By: Tahmina Alam and Rahima Nayeem

A Brooklyn School Saved Lives, and Some Now Try to Return the Favor

Bushwick Community High School has opened its doors to unprivileged students and offered them a last chance. It has become a haven for struggling 17-18 year old students. The teachers and staff there strive to turn these wayward students into graduates and full-fledged adults. Iran Rosario, a former student and now teacher at Bushwick Community High School fondly recalls his experience there as an 18-year-old, “Where would I be without this school family? I would be in jail. I would be dead.”

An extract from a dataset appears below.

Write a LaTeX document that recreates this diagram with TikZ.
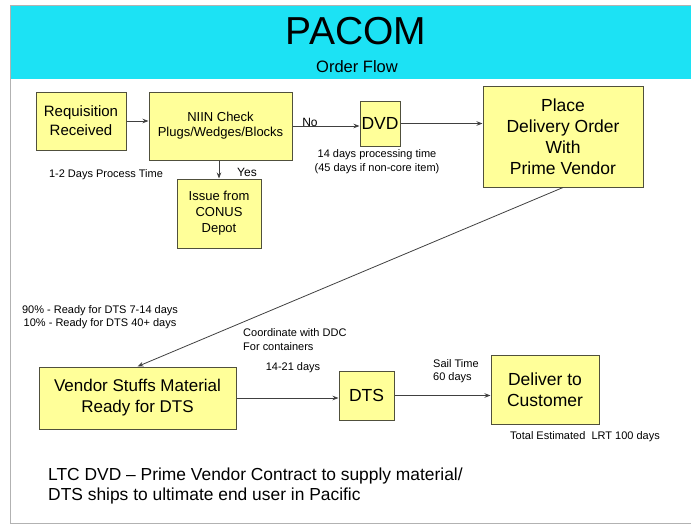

Recently, this high school has come under scrutiny by the Education Department and is now facing the threat of closing due to its low graduation rates. The Education Department has its system firmly ingrained in the “scientism of metrics.” It simply evaluates schools based on test scores and graduation rates, and often turns a blind eye to everything else the school teaches.

The article brings up the issue of whether a school should be evaluated solely on its performance on tests. Though the Education Dept sees that its overall performance is poor and the graduation rate is low, it fails to consider the fact that the high school takes in 18 year olds with “five credits to his name, the odds are strikingly good that he will not graduate within six years of his freshman year.” The Department’s focus on data often hampers the ability of teachers to ‘nurture’ young and troubled students.

They tend to overlook the fact that the school serves to do more than just teach academics, it teaches the students values, life lessons–things they need to become adults. “Bushwick Community High School is “effective,” teachers demonstrate genuine “expertise” and the “pedagogy is aligned to schoolwide goals.”

Is it okay for a school to continue even if its test scores and graduating rate is low? Is teaching for the sake of testing more effective than teaching for a wider scope?